Mentre era a casa dal lavoro, la sua bambina di 4 anni si ammalò gravemente. Jane fu ricoverata da noi insieme alla bimba, che purtroppo non rispose alla terapia e pian piano si spense sotto i nostri occhi. Prima che la piccola morisse, ero riuscito a fare un test HIV che era risultato positivo.
La cosa era angosciante perché voleva dire che anche la mamma era positiva. Jane era sfasciata dalla morte della figlia, per cui rifiutò il test.

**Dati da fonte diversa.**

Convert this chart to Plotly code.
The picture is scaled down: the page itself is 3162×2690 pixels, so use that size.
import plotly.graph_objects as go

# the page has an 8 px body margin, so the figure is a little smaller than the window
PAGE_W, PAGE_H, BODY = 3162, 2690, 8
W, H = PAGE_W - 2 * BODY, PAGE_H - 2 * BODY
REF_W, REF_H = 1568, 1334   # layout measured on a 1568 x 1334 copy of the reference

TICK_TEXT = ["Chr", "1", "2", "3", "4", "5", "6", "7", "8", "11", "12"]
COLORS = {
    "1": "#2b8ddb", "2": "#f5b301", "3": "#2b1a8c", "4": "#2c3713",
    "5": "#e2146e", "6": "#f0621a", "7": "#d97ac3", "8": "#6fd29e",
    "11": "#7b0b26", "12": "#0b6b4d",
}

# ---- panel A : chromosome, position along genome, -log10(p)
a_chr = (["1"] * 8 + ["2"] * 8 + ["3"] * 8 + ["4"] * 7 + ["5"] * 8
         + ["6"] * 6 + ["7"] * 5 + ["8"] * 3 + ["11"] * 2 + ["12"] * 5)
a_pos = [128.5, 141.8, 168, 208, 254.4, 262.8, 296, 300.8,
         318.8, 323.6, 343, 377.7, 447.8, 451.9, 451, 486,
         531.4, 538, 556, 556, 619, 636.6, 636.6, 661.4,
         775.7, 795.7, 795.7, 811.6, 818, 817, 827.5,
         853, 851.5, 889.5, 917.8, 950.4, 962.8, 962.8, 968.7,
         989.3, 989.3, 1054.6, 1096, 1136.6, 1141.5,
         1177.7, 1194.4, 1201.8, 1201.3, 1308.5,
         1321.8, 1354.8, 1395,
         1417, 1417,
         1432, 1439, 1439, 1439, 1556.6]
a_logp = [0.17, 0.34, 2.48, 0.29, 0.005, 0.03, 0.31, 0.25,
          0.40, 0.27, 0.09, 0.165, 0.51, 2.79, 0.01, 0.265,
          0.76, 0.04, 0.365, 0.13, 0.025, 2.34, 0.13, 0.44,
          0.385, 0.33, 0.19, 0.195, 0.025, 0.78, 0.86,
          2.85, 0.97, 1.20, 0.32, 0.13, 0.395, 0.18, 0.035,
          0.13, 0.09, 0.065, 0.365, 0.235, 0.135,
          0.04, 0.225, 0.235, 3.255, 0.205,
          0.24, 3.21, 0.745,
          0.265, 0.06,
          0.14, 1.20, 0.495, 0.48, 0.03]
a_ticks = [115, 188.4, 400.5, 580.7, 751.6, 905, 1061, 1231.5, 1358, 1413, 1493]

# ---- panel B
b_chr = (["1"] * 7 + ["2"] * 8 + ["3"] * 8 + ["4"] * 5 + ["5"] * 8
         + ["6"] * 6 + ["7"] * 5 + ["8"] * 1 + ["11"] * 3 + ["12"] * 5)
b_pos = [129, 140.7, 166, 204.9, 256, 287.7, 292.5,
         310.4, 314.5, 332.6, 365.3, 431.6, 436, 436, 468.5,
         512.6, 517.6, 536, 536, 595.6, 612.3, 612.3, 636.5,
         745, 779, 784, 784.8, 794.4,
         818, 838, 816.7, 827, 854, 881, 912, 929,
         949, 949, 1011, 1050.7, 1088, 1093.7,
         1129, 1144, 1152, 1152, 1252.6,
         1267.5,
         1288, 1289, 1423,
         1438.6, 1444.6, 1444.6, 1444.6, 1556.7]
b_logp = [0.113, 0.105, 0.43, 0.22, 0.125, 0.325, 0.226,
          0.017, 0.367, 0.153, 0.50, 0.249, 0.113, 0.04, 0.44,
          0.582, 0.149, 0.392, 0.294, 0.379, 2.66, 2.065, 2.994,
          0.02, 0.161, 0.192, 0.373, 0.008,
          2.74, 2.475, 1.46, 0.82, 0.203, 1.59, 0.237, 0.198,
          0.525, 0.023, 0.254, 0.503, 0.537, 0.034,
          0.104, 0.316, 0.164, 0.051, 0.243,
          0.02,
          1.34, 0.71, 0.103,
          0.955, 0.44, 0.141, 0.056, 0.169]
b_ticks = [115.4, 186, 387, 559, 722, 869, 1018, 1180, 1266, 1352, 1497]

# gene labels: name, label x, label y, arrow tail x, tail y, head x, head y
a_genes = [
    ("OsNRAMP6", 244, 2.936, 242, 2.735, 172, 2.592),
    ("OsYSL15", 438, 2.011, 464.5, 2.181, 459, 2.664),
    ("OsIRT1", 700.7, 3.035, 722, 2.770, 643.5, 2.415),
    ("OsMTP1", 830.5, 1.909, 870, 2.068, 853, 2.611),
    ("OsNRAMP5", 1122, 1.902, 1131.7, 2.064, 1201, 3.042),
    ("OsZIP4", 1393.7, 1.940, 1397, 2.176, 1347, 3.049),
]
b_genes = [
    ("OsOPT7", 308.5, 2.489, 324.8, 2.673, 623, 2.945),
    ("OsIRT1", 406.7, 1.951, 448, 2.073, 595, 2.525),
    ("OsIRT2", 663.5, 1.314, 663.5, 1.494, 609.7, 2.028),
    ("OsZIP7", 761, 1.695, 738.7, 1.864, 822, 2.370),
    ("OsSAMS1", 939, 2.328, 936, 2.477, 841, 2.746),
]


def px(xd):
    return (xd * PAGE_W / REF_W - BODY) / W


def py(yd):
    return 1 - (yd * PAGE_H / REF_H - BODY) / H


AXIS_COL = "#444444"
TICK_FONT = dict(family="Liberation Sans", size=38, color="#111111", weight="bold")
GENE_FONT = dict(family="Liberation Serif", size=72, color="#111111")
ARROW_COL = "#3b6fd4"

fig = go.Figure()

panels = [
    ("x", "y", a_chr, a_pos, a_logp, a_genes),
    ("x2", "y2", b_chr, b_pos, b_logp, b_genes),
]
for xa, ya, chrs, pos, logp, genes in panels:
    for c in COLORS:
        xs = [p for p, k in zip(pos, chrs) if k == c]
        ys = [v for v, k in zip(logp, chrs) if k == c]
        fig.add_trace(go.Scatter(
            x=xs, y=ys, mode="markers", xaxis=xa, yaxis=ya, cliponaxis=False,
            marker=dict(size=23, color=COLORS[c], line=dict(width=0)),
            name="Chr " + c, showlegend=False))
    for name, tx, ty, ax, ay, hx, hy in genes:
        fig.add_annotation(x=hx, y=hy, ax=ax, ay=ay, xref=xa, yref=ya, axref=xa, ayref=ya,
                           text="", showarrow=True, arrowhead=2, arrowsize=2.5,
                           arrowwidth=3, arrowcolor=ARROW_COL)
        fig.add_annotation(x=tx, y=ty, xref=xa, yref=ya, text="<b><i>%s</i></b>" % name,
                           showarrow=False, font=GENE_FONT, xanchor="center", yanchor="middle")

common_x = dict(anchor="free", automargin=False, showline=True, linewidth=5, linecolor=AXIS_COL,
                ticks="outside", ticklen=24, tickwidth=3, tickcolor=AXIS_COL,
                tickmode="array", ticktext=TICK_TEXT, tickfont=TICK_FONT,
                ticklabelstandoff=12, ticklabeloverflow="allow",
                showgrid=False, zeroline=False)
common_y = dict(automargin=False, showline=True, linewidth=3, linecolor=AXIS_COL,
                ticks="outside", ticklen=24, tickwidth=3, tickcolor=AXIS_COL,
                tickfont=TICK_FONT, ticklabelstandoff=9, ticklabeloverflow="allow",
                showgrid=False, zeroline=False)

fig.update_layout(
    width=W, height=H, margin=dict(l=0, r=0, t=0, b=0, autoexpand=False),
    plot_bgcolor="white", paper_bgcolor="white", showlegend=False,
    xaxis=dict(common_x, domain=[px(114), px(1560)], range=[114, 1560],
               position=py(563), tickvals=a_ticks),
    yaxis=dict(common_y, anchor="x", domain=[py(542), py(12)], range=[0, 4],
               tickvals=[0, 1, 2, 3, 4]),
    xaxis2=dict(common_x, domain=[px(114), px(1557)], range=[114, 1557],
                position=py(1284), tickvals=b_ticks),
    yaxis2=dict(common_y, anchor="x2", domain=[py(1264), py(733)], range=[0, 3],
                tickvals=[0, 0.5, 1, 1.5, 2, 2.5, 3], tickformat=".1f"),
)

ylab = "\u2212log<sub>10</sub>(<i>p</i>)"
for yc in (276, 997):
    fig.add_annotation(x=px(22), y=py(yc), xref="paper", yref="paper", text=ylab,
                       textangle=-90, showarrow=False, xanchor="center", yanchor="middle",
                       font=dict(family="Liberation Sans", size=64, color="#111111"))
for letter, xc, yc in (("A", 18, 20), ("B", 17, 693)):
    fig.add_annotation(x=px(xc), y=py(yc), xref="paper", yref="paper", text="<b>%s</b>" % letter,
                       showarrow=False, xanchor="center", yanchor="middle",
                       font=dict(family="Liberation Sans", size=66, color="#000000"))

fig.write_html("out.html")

Intanto il tempo passava veloce e P.O. riprese a lavorare, anche se sempre più debole e incapace di portare avanti compiti che per il passato le erano risultati molto semplici.
Ma la croce doveva farsi ancora più pesante sulle sue spalle: suo marito, ricoverato a Meru General Hospital, moriva pochi mesi dopo la figlia per cause sconosciute, almeno secondo la descrizione di Jane.
La morte del marito fu una mazzata incredibile per lei che finalmente accettò il test ed iniziò la terapia antiretrovirale, che noi le davamo gratuitamente grazie al progetto Esther.
Ma la sua mente diventava sempre più confusa: non veniva a prendere le medicine al tempo prescritto, e questo mi faceva presagire che lei non assumesse le terapie in modo corretto, inficiando quindi le possibilità di successo.
Dopo alcuni mesi Jane mi disse che quelle pastiglie non l’avrebbero aiutata, mentre invece un dottore suo amico le aveva promesso la guarigione con dei preparati di erboristeria. A nulla valsero le mie suppliche di non lasciare la terapia antiretrovirale.
Il tempo passava e le condizioni mentali di Jane peggioravano. Era confusa e non più in grado di eseguire lavori complessi come quelli dell’ufficio o come la somministrazione di terapie ai pazienti. Per questo motivo fu trasferita in lavanderia dove ha prestato servizio per alcuni mesi, fino al giorno in cui ci siamo parlati ed insieme abbiamo deciso che era meglio per lei lasciare il lavoro, tornare alla casa di sua mamma e cercare di ristabilirsi completamente prima di pensare nuovamente ad una attività lavorativa. Fu una decisione molto sofferta, ma alla fine ci siamo lasciati senza amarezza vicendevole.
Avevo notizie di tanto in tanto perché molte ragazze dello staff erano rimaste in contatto con lei: sembrava che stesse molto bene con la terapia dell’amico medico, e che avesse deciso di aprire un chioschetto per la compra-vendita di alimentari. Però le condizioni erano assolutamente precarie, ed il suo benessere era probabilmente come il “canto del cigno”.
Ciò che l’ha portata alla morte nel giro di 3 giorni è stata una brutta malaria per cui è stata ricoverata urgentemente a Meru. Jane non ce l’ha fatta a superare la crisi ed è ritornata alla Casa del Padre il giorno di Santa Rosa, il 23 Agosto 2006.
Siamo andati in molti al suo funerale: una funzione semplice e toccante in cui il sacerdote ha ricordato a tutti che anche i giovani possono morire. Jane aveva 35 anni. E’ stata sepolta davanti alla casa di sua mamma nel solito modo proprio dei Meru: un piccolo tumulo con una croce ed un po’ di fiori che appassiranno presto.
Vi ho raccontato questa storia perché possiate pregare per lei e per i suoi familiari. Inoltre ho voluto ripresentarvi il problema AIDS in tutta la sua gravità per il Terzo mondo, dove intere famiglie ed a volte interi villaggi sono completamente cancellati da questa terribile pandemia.